I appreciate this research. I always suspected these kinds of trips were powerful experiences – usually for the good. I have argued the benefit of such trips from a ritual theory perspective in some of the my courses – but with little empirical data supporting the perspective. Nevertheless, a ritual theory would support most of the comments in the first STAR above in that new “emotions” are stirred up during these trips and that that kind of emotional energy is the first step (Randall Collins theory of Interaction Ritual) to many other occurrences, happenings, situations, etc., including, perhaps, an experience of community. Thanks for the research.
Mike,
I think your are right about the emotional energy. These trips are also often highly libidinal–teenagers having crushes on people they’re next to in a van for a week!

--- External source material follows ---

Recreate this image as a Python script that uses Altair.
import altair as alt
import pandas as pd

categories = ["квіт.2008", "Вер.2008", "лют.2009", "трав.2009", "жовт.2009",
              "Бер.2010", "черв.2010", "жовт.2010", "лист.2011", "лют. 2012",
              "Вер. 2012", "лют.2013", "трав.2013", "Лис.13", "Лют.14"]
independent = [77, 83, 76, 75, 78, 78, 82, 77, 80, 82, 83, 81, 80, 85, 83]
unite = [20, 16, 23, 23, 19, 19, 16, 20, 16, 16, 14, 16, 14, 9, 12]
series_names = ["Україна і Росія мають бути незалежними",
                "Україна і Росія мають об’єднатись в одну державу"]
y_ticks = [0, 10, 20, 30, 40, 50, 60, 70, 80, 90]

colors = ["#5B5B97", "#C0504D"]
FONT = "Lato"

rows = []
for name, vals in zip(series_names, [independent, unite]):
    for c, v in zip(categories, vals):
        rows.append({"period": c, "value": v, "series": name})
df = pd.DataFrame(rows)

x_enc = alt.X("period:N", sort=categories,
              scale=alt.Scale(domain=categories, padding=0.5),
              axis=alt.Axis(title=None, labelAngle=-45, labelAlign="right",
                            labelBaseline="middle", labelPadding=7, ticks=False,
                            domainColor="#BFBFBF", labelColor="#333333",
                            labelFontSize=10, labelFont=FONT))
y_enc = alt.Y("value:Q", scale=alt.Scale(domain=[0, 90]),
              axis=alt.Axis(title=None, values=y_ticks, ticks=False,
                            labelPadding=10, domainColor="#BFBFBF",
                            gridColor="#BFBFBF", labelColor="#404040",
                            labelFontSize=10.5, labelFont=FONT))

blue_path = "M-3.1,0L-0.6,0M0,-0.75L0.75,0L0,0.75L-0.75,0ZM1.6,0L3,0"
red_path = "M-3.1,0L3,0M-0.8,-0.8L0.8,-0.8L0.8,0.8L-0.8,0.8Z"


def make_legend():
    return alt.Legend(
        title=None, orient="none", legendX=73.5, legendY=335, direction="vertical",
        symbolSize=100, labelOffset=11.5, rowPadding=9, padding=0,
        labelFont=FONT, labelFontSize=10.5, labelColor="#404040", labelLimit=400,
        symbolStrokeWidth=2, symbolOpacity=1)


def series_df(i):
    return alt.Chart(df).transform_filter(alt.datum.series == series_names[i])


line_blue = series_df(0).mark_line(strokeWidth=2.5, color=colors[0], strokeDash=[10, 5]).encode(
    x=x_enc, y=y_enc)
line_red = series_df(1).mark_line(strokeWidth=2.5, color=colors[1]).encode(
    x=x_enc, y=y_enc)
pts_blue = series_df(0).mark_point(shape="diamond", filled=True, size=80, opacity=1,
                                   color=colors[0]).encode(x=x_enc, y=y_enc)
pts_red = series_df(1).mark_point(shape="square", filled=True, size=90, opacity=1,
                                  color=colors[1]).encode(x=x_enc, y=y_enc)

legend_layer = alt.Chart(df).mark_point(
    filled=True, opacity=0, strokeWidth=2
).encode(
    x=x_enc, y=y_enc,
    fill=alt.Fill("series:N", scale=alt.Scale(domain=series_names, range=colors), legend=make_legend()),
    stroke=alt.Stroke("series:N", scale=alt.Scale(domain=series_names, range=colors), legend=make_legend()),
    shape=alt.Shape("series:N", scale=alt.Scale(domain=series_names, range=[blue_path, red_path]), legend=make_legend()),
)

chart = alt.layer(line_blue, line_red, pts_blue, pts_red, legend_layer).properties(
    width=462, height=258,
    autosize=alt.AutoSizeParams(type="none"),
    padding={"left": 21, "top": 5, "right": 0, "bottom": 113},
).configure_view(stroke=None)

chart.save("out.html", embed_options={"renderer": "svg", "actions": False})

Detailing how emotional energy is sustained and managed may help to show how and why some trips are more influential than others on youth. It’s no coincidnece that totems (necklaces, t-shirts, photos) are focused on by participants after the trip, since they are reminders of that emotional state.
This sort of emotional energy is also inherently unpredictable. So, for example, I would not be surprised to see some small percentage of people turned off from religion after such a trip in leiu of being unable to sustain the emotional intensity.
One of the big questions is how emotional energy between trip-goers and host communities continues, if at all.